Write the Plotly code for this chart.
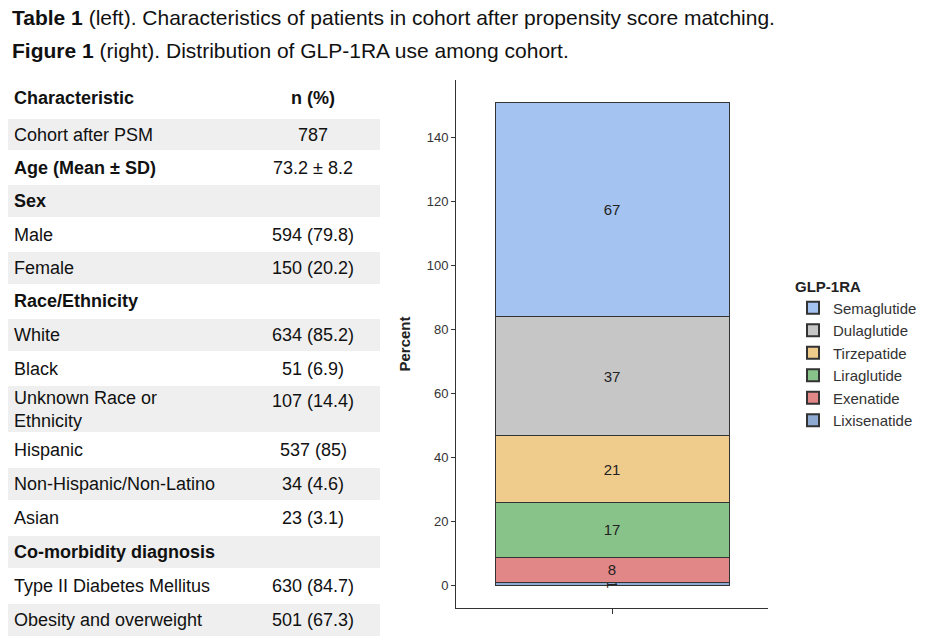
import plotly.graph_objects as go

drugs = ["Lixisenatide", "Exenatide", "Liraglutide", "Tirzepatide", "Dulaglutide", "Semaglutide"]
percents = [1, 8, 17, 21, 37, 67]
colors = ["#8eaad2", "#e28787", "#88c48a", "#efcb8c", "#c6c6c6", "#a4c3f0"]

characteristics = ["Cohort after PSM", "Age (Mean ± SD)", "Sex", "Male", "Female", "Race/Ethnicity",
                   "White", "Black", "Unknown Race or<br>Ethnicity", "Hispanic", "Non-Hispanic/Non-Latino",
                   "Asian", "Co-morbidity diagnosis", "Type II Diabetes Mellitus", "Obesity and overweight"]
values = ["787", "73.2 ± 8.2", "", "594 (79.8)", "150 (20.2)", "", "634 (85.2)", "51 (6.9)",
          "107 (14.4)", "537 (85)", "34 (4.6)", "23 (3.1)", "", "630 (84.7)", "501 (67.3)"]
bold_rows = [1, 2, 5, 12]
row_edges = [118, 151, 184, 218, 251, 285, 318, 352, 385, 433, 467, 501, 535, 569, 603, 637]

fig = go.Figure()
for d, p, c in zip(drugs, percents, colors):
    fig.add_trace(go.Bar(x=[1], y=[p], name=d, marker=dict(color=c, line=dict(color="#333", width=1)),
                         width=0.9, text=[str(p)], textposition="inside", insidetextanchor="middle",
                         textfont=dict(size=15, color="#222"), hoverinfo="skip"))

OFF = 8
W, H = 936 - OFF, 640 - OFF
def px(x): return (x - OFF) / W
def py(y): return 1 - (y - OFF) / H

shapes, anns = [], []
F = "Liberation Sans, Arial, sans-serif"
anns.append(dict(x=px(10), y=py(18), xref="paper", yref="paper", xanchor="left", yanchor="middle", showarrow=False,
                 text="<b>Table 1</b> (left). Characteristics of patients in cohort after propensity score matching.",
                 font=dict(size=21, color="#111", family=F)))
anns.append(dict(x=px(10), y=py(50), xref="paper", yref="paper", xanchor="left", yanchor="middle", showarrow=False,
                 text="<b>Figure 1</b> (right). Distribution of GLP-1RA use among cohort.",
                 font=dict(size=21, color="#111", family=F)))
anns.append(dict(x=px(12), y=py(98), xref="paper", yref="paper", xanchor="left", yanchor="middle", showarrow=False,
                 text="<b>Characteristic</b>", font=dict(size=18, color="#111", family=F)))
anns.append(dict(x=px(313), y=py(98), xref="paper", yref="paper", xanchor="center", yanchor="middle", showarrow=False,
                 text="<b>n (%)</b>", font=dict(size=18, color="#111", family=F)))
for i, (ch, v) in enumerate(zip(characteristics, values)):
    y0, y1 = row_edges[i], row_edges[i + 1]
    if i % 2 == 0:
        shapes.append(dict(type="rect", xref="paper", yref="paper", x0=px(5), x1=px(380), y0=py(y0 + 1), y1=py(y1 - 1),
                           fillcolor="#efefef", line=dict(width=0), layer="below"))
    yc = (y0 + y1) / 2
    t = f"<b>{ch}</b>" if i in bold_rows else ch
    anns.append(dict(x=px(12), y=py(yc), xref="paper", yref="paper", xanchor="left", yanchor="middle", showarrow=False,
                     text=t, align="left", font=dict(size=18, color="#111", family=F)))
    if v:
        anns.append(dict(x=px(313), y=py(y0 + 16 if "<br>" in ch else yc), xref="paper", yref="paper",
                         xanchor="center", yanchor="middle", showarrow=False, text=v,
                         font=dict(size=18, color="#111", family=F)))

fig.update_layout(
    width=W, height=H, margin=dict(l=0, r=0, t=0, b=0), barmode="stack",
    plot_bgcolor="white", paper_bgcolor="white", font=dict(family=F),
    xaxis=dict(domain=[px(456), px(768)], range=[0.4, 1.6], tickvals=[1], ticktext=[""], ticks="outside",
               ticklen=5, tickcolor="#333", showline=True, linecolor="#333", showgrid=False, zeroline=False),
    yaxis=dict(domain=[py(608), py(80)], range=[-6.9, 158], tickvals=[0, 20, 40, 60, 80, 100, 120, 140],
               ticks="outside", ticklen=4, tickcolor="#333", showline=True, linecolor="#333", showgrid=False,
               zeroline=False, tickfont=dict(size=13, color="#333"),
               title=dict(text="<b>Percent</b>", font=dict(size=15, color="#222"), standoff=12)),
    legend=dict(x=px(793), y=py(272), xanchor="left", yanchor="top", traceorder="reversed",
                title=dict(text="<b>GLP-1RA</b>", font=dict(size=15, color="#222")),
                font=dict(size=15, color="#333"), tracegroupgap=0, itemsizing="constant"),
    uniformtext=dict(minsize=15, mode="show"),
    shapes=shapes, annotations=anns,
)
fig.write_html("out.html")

------------------------------

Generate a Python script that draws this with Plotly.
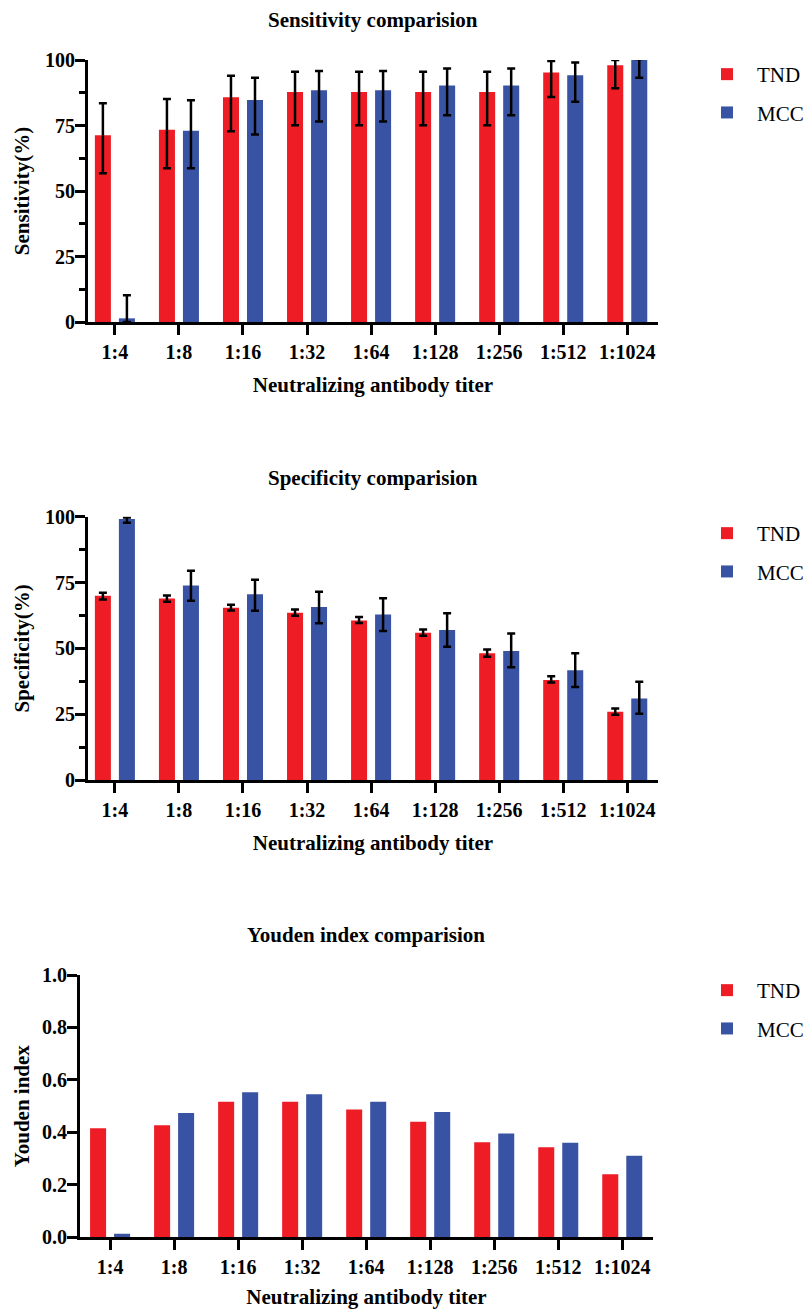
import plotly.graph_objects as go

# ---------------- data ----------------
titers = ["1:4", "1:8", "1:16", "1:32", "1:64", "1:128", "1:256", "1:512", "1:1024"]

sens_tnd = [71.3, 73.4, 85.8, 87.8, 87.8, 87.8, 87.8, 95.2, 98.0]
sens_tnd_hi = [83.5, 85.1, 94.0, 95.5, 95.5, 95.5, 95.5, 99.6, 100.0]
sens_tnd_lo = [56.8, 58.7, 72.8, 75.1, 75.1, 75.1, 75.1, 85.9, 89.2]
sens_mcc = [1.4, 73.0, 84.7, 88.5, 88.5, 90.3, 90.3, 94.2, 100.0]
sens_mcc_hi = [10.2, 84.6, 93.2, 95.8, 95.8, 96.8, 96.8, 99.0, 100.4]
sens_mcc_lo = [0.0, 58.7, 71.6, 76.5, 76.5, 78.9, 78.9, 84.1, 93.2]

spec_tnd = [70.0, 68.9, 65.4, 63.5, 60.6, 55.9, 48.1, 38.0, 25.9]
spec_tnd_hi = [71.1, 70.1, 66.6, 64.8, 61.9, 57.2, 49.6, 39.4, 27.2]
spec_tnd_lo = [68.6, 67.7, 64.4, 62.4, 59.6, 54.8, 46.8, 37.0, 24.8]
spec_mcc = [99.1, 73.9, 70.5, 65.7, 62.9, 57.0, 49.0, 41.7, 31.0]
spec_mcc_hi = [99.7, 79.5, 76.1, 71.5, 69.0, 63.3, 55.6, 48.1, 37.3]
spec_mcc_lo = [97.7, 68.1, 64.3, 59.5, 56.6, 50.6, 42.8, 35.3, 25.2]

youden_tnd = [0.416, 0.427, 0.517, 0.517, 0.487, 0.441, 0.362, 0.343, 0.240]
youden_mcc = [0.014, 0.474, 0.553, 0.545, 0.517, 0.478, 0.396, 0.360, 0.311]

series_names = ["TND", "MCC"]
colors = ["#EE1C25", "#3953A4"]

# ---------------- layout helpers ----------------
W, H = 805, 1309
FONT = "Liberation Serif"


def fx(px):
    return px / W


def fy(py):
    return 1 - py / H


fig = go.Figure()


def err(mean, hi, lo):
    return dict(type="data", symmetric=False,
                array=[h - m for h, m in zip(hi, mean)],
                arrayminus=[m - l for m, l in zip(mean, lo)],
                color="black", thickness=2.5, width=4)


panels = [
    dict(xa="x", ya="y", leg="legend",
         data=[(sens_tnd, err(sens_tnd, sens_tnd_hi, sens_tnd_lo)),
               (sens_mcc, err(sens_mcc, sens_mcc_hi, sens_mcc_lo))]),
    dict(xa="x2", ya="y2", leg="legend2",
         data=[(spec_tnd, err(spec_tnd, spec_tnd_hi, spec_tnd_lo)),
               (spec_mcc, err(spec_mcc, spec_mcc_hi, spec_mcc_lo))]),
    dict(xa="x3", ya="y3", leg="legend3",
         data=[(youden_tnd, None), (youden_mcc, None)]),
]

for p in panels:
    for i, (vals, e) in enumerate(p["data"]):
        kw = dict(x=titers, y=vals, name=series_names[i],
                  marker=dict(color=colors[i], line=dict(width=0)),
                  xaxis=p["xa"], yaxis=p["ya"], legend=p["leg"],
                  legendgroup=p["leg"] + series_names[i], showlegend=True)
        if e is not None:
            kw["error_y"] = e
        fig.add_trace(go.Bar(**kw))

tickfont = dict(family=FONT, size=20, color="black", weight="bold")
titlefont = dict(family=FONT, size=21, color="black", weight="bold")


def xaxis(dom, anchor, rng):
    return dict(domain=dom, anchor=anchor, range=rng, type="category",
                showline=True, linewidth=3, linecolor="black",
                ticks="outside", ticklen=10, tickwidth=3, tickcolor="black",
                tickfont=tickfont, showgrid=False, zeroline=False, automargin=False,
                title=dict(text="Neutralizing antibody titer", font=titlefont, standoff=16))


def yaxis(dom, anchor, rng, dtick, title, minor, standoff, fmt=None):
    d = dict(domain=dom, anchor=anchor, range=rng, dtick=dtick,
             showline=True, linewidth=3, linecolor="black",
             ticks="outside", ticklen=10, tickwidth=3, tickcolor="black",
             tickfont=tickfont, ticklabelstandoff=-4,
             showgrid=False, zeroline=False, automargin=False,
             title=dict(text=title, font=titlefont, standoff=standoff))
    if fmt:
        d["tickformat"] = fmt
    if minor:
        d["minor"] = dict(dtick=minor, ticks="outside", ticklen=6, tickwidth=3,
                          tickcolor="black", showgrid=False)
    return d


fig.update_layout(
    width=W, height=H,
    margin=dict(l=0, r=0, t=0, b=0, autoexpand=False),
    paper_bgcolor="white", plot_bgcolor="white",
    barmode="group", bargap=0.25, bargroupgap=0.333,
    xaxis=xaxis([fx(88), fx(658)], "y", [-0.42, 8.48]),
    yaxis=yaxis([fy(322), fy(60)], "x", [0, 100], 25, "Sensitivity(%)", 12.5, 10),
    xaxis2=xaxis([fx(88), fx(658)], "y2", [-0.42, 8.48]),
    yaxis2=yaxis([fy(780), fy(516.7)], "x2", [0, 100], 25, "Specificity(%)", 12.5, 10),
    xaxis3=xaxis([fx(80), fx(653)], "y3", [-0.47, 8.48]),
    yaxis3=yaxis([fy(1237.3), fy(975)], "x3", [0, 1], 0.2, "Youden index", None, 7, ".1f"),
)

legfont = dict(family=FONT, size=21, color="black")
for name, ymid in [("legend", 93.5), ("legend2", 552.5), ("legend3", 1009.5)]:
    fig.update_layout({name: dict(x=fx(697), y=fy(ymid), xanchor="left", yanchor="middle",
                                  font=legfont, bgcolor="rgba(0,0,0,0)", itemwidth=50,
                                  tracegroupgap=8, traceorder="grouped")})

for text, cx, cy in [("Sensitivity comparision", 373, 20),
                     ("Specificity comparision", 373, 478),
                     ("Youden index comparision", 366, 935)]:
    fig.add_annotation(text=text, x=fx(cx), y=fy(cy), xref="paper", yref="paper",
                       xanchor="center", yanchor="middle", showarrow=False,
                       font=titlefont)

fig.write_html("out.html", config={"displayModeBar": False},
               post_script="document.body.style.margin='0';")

------------------------------

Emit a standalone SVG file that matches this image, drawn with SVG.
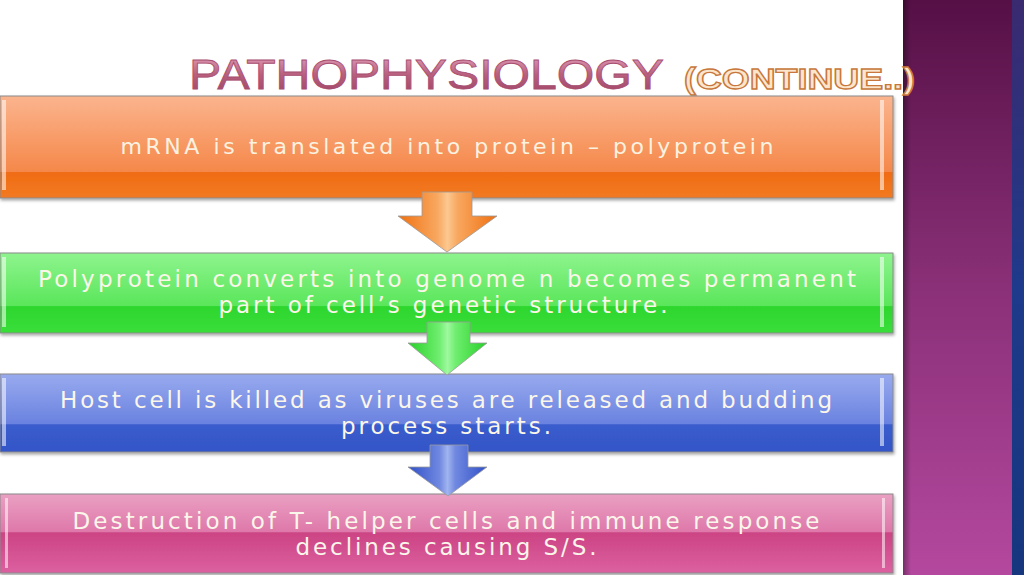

------------------------------

→ **Task instructions**: Leave out the pictures and quote exactly the lines from the one where "Generate a Python" appears to the one where "78.9, 84.1, 93.2]" appears, both ends counted.

→ **Answer to the problem**:
Generate a Python script that draws this with Plotly.
import plotly.graph_objects as go

# ---------------- data ----------------
titers = ["1:4", "1:8", "1:16", "1:32", "1:64", "1:128", "1:256", "1:512", "1:1024"]

sens_tnd = [71.3, 73.4, 85.8, 87.8, 87.8, 87.8, 87.8, 95.2, 98.0]
sens_tnd_hi = [83.5, 85.1, 94.0, 95.5, 95.5, 95.5, 95.5, 99.6, 100.0]
sens_tnd_lo = [56.8, 58.7, 72.8, 75.1, 75.1, 75.1, 75.1, 85.9, 89.2]
sens_mcc = [1.4, 73.0, 84.7, 88.5, 88.5, 90.3, 90.3, 94.2, 100.0]
sens_mcc_hi = [10.2, 84.6, 93.2, 95.8, 95.8, 96.8, 96.8, 99.0, 100.4]
sens_mcc_lo = [0.0, 58.7, 71.6, 76.5, 76.5, 78.9, 78.9, 84.1, 93.2]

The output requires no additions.